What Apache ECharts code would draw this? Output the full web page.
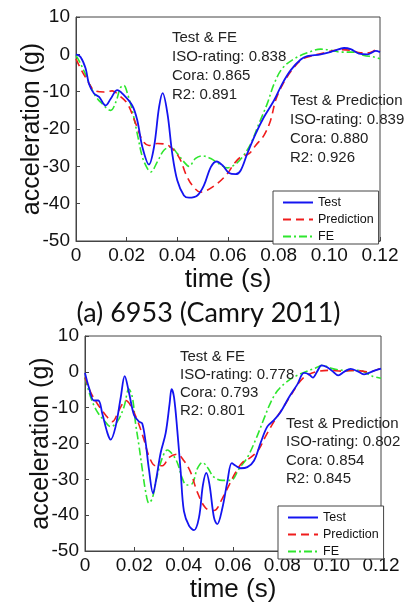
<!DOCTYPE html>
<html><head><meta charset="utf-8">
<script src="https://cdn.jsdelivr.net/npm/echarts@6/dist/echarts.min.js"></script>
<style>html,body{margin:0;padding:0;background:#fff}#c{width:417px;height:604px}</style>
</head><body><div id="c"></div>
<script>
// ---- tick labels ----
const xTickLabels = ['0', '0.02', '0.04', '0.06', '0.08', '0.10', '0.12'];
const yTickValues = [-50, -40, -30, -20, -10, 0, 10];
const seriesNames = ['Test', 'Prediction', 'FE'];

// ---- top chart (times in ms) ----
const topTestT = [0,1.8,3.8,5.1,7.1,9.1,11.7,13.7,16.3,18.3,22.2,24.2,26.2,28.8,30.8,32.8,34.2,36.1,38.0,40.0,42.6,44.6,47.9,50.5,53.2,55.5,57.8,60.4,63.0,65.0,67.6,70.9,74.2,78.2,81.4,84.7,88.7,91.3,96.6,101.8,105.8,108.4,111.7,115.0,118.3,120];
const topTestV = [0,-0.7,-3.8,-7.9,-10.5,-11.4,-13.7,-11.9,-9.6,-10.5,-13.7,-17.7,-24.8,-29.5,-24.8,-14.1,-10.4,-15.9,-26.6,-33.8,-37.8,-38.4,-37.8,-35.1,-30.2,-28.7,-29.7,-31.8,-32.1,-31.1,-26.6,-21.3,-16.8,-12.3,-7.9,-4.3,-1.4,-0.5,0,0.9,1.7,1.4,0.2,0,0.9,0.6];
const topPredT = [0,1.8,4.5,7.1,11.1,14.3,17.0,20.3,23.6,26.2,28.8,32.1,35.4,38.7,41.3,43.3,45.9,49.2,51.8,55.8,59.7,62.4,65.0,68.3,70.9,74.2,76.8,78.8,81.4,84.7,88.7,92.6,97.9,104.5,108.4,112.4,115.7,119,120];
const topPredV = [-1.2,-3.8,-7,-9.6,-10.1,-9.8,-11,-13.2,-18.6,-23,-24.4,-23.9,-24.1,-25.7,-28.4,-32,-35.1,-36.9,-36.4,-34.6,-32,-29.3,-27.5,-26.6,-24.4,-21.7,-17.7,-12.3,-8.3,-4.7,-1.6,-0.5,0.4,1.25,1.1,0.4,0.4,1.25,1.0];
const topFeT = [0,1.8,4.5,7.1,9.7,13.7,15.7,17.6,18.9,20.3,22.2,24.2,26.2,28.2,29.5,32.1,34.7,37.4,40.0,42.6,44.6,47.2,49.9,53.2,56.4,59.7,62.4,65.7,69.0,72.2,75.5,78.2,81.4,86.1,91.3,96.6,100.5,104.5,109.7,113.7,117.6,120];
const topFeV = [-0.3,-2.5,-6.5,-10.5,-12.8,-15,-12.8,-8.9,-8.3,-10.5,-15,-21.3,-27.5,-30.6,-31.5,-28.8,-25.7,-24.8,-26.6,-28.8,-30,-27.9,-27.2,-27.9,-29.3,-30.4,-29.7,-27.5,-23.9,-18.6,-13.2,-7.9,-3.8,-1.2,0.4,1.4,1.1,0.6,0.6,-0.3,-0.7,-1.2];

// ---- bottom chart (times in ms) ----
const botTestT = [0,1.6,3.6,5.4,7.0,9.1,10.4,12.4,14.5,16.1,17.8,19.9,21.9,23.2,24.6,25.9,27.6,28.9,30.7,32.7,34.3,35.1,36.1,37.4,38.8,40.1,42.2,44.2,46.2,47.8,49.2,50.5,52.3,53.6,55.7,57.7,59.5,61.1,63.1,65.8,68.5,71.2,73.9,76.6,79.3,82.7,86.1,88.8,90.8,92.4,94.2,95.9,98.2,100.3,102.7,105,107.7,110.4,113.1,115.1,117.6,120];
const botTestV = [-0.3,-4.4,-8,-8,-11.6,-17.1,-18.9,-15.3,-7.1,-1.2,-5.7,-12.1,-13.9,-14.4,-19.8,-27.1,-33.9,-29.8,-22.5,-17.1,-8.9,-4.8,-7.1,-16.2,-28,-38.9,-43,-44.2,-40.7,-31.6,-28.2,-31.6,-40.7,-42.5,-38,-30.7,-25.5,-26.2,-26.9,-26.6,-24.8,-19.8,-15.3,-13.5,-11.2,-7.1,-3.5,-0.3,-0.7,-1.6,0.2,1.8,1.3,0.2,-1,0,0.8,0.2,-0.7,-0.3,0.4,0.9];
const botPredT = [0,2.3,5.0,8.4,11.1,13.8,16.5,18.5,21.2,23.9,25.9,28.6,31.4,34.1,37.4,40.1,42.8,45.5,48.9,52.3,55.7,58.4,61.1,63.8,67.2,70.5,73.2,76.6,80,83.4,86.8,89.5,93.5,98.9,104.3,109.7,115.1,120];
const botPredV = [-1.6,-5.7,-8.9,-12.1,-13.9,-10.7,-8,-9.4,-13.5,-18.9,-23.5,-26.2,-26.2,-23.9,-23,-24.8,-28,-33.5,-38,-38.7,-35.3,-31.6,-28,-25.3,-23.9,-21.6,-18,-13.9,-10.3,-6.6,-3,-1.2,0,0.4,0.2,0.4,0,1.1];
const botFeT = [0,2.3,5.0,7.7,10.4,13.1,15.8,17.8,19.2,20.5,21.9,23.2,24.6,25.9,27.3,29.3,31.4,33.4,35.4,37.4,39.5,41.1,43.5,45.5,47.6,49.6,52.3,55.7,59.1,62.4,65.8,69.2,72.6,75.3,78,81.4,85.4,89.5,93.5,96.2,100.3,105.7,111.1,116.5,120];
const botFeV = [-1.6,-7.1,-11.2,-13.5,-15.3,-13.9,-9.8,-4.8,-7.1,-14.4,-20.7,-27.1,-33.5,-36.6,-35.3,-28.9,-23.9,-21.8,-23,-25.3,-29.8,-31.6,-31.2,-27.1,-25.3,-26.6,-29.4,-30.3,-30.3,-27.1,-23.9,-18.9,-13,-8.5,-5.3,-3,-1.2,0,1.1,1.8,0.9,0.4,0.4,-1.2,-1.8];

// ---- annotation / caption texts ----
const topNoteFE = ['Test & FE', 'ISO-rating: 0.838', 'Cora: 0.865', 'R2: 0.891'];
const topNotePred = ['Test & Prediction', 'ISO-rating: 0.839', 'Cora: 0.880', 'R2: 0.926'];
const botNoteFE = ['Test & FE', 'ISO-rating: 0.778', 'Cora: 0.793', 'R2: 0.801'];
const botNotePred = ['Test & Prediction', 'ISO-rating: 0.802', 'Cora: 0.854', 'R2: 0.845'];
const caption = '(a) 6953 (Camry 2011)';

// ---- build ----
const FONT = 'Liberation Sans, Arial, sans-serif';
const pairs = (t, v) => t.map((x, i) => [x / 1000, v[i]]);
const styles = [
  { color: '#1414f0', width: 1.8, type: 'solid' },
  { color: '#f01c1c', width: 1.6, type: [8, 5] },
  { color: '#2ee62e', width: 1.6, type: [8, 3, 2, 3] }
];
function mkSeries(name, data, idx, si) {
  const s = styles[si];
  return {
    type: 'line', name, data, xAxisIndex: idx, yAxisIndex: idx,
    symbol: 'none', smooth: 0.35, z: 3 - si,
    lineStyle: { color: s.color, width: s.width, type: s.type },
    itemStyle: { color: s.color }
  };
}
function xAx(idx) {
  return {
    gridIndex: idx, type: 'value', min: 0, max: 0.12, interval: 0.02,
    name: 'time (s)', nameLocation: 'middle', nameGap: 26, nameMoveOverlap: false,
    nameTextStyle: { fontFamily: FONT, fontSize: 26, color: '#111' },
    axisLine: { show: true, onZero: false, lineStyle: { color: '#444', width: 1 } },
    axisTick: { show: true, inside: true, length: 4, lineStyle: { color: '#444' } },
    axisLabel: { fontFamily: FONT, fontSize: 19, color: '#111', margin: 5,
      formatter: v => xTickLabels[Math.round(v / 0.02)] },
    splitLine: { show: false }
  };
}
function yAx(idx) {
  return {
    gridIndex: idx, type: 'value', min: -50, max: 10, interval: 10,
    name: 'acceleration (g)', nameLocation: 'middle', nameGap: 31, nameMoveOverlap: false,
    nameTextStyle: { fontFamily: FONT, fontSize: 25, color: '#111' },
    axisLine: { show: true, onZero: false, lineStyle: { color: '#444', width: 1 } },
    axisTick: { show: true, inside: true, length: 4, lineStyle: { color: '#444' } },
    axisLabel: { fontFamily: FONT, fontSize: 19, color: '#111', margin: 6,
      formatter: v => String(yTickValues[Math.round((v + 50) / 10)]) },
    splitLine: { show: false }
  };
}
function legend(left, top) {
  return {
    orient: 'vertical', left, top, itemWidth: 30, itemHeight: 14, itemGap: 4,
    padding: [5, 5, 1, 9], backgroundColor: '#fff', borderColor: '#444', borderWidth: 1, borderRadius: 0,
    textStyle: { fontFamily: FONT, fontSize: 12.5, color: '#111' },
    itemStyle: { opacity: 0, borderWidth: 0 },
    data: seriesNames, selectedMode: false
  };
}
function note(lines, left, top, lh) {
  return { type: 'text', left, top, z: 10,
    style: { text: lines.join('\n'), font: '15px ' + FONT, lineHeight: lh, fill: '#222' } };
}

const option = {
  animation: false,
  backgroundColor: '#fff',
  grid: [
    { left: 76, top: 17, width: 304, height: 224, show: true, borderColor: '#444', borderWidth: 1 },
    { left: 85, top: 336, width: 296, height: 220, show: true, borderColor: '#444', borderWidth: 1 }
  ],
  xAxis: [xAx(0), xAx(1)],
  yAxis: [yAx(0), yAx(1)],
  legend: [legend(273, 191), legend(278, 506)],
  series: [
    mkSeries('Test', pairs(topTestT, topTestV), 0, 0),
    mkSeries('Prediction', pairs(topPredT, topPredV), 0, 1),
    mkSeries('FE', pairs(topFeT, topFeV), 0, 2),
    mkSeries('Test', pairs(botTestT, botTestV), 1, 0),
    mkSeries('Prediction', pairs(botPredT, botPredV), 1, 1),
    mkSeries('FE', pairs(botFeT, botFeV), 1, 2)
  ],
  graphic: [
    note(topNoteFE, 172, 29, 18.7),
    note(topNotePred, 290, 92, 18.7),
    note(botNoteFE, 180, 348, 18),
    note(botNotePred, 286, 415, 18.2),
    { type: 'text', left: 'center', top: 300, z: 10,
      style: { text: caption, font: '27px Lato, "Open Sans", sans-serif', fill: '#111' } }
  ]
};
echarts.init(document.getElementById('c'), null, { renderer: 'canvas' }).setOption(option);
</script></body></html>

☆ ☆ ☆ ☆ ☆ ☆ ☆

THE TASK →
Write out nothing but the lines from the start of the data through the line with "const seriesNames = ['Test', 'Prediction', 'FE'];". Leave out the pictures.

RESULT OF THIS TASK →
What Apache ECharts code would draw this? Output the full web page.
<!DOCTYPE html>
<html><head><meta charset="utf-8">
<script src="https://cdn.jsdelivr.net/npm/echarts@6/dist/echarts.min.js"></script>
<style>html,body{margin:0;padding:0;background:#fff}#c{width:417px;height:604px}</style>
</head><body><div id="c"></div>
<script>
// ---- tick labels ----
const xTickLabels = ['0', '0.02', '0.04', '0.06', '0.08', '0.10', '0.12'];
const yTickValues = [-50, -40, -30, -20, -10, 0, 10];
const seriesNames = ['Test', 'Prediction', 'FE'];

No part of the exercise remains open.